Носите на радость! И сразу, как в непрочном мареве навалившегося внезапно морока качнулись и растаяли холёные стены храма истинного денима, и под ногами моими, заместо плиточного пола возникла чуть подмокшая, визгливо поскрипывающая на затоптанном снегу картонка. Холодный февральский ветер то туго раздувал хлипкие паруса палатки, то вдруг, как бы насытившись и утратив всякий интерес, оставлял их безжизненно висеть, а коренастая тётя в двух пуховиках и белых валенках с мушками, одной рукою ловко прихлёбывающая чай из крышки термоса, второй заботливо держала неопрятного вида сатиновую тряпочку, как бы прикрывая меня от бесконечной толпы людской, прущей куда и зачем — неизвестно.

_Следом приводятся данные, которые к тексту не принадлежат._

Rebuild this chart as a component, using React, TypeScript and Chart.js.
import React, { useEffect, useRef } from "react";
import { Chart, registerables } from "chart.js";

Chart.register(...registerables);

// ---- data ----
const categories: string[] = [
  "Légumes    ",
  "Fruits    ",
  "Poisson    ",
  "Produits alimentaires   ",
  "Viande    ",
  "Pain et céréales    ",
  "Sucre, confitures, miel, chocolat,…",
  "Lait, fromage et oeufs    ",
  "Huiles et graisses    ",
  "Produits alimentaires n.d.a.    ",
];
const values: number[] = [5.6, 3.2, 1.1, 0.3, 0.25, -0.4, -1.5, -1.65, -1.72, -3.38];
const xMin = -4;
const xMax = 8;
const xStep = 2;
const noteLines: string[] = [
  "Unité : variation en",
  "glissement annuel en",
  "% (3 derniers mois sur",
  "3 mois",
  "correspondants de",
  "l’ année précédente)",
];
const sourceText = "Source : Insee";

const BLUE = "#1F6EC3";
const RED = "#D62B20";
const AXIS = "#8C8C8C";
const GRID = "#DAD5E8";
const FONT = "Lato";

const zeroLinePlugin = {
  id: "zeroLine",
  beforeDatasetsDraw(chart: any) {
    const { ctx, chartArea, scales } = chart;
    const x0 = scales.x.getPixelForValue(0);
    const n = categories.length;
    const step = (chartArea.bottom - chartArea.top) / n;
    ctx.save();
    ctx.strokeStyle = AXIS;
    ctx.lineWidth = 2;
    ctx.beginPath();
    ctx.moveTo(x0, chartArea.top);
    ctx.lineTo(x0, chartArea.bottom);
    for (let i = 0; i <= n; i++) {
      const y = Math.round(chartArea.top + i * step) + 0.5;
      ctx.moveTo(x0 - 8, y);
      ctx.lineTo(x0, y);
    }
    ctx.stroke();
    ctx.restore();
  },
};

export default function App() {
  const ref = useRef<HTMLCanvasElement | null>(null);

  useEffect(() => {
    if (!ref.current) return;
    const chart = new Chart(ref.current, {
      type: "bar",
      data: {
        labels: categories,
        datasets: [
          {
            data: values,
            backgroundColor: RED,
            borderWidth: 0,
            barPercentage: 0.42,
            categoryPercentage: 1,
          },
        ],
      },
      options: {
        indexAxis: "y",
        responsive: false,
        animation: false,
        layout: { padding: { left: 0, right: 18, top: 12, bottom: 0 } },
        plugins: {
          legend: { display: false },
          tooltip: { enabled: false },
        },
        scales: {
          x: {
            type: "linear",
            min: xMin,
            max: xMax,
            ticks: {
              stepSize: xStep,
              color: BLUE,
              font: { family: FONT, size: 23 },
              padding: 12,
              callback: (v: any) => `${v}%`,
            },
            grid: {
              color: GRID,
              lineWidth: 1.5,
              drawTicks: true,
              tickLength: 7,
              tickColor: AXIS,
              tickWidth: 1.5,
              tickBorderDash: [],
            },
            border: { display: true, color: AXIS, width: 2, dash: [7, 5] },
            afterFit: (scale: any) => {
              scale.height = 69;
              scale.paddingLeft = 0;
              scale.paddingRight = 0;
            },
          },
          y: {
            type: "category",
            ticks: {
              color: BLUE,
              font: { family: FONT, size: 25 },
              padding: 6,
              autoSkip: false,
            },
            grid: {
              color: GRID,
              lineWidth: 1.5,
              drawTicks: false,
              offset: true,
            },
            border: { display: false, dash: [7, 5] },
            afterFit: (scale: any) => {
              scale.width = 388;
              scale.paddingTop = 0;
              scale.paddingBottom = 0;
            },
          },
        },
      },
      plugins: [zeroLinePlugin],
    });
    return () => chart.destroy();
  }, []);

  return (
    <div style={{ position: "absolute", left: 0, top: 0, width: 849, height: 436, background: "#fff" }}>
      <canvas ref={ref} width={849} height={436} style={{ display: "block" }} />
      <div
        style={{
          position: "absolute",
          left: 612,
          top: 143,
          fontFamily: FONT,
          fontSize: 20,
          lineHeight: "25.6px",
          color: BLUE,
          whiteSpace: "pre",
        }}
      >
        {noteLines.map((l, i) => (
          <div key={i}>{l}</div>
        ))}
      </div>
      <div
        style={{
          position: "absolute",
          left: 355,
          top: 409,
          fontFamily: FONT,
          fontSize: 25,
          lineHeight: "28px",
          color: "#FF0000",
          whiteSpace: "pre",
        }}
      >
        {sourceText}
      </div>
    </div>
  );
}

Под мышкой у тёти был видавший виды кусок зеркала, по краям, то ли в целях гуманных, а вполне может быть, что и в эстетических, оклеенный коричневым скотчем. За ним она, как человек поставленный тут обеспечивать высочайший градус торговой культуры и зарождающегося буржуазного сервиса, бегала к Танюше — аналогичного фасона тёте, только в валенках чёрных, на резиновом ходу из палатки напротив. Своего зеркала тётя не имела.
Амальгама его кое-где уже приказывала долго жить и я видел в недрах того зеркала посиневшего юношу, втиснутого в негнущиеся, ядовито-синие джинсы с вызывающей оранжевой строчкой и топорщащимися красивыми этикетками, пришитыми к заднему карману, как будто бы на старинной фотографии из неведомо кому принадлежавшего семейного альбома и хотел побыстрее уйти.

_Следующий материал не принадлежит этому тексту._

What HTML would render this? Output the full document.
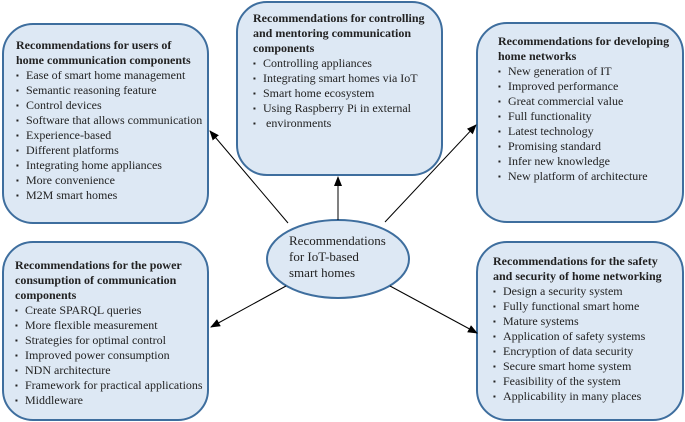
<!DOCTYPE html>
<html><head><style>
body{margin:0;width:685px;height:422px;background:#fff;position:relative;overflow:hidden;font-family:"Liberation Serif",serif;font-size:12px;color:#222}
.t{position:absolute;line-height:15px;white-space:nowrap}
.t b{display:block;font-weight:bold}
.t ul{margin:0;padding:0;list-style:none}
.t li{padding-left:10px;position:relative}
.t li:before{content:"▪";position:absolute;left:0;font-size:8px}
</style></head><body>
<svg width="685" height="422" style="position:absolute;left:0;top:0">
<defs><marker id="a" markerWidth="10" markerHeight="8" refX="9" refY="4" orient="auto" markerUnits="userSpaceOnUse"><path d="M0,0L10,4L0,8z" fill="#000"/></marker></defs>
<g fill="#dde8f4" stroke="#3e6e9e" stroke-width="2">
<rect x="3" y="24" width="205" height="199" rx="30"/>
<rect x="237" y="2" width="205" height="173" rx="30"/>
<rect x="477" y="23" width="206" height="199" rx="30"/>
<rect x="3" y="242" width="205" height="178" rx="30"/>
<rect x="477" y="242" width="206" height="178" rx="30"/>
<ellipse cx="338" cy="259" rx="71" ry="39"/>
</g>
<g stroke="#000" stroke-width="1" marker-end="url(#a)">
<line x1="338" y1="220" x2="338" y2="177"/>
<line x1="288" y1="223" x2="210" y2="131"/>
<line x1="385" y1="222" x2="476" y2="125"/>
<line x1="286" y1="286" x2="211" y2="327"/>
<line x1="390" y1="286" x2="477" y2="333"/>
</g>
</svg>
<div class="t" style="left:16px;top:38px"><b>Recommendations for users of</b><b>home communication components</b><ul>
<li>Ease of smart home management</li><li>Semantic reasoning feature</li><li>Control devices</li><li>Software that allows communication</li><li>Experience-based</li><li>Different platforms</li><li>Integrating home appliances</li><li>More convenience</li><li>M2M smart homes</li></ul></div>
<div class="t" style="left:253px;top:11px"><b>Recommendations for controlling</b><b>and mentoring communication</b><b>components</b><ul>
<li>Controlling appliances</li><li>Integrating smart homes via IoT</li><li>Smart home ecosystem</li><li>Using Raspberry Pi in external</li><li style="">&nbsp;environments</li></ul></div>
<div class="t" style="left:498px;top:34px"><b>Recommendations for developing</b><b>home networks</b><ul>
<li>New generation of IT</li><li>Improved performance</li><li>Great commercial value</li><li>Full functionality</li><li>Latest technology</li><li>Promising standard</li><li>Infer new knowledge</li><li>New platform of architecture</li></ul></div>
<div class="t" style="left:15px;top:258px"><b>Recommendations for the power</b><b>consumption of communication</b><b>components</b><ul>
<li>Create SPARQL queries</li><li>More flexible measurement</li><li>Strategies for optimal control</li><li>Improved power consumption</li><li>NDN architecture</li><li>Framework for practical applications</li><li>Middleware</li></ul></div>
<div class="t" style="left:493px;top:254px"><b>Recommendations for the safety</b><b>and security of home networking</b><ul>
<li>Design a security system</li><li>Fully functional smart home</li><li>Mature systems</li><li>Application of safety systems</li><li>Encryption of data security</li><li>Secure smart home system</li><li>Feasibility of the system</li><li>Applicability in many places</li></ul></div>
<div class="t" style="left:289px;top:233px;font-size:13px;line-height:16px">Recommendations<br>for IoT-based<br>smart homes</div>
</body></html>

Ноги в легкомысленных полосатых носках отчаянно мёрзли, да и сами джинсы, неизвестно сколько пролежавшие на морозе, тепла тоже не добавляли.
Тётя, отставив чай в сторонку, ухватила зеркало в обе руки и начала делать некие пассы, сродни тем магическим движениям, которые практикуют всякого рода экзорцисты средней руки, изгоняя из соседской девочки бесов по сходной цене на дому, и одновременно с этим начала без устали нахваливать как меня, с её слов — паренька стройного и ладного, так и свой товар, севший на мне как влитой.
Мать моя, присутствующая рядом, смотрела на всё это строго, сосредоточенно и тревожно, хотя явно симпатизировала словам тёти и как бы даже немного кивала, подтверждая, что в целом да, неплохо, и вроде как впору.
А мимо шёл весёлый, разухабистый девяносто четвёртый вроде как год, пёр оголтелой толпой мимо двух бесконечных рядов палаток, крутя головами, прицениваясь и поглядывая, не лежит ли тут чего недостаточно хорошо.
Прошли, нагло поплёвывая семечками, два рослых рэкетира с сильно переломанными носами, за ними какой-то дядя в ондатровой шапке и унтах, за ним целая семья цыган во главе с толстой матерью, постоянно кричащей и раздающей звонкие подзатыльники ни черта не боящимся чадам, похожая на учительницу тётка наклонилась и пискляво вскрикнула — а это ангорка у вас или что, хмуро и излишне быстро прошли какие-то ребята, угрюмо-опасливо сбившиеся в кучку, видно что с села, красивая баба в шубе и очень короткой юбке под ручку с лысым, маленьким и карикатурно толстым господином в спортивном, усатый мужик с длинной шеей, понукаемый толстой женой в зелёном пальтишке, какая-то мелкая босота с полиэтиленовыми, сильно пахнущими химикатами пакетами, поддатые студенты, дико озирающийся, видимо только что откинувшийся урка, ещё какие-то мутные и судя по всему не очень хорошие люди. Хрипел и ухал, пытаясь переорать морозный ветер, магнитофон.
Я всунул заледеневшие ноги с негнущимися пальцами в вымерзшие ботинки, моднейшие джинсы с сомнительной родословной, но крайне громким именем перекочевали в наше полное владение, тогда как наши кровно заработанные тётя сунула в хранившуюся под толстенным свитером поясную сумку, и прежде чем наши реальности навсегда разлетелись в разные стороны, она, вдруг неприятно умильно улыбнувшись процедила вот это рыночно-заветное: Носите на радость!
Я постучал одним промёрзшим до костей ботинком о другой, тщетно пытаясь столь бесхитростной процедурой согреться, принял в негнущиеся пальцу экологический, бумажный пакет и, понимающе кивая, сказал татуированной девочке - спасибо. Буду носить на радость.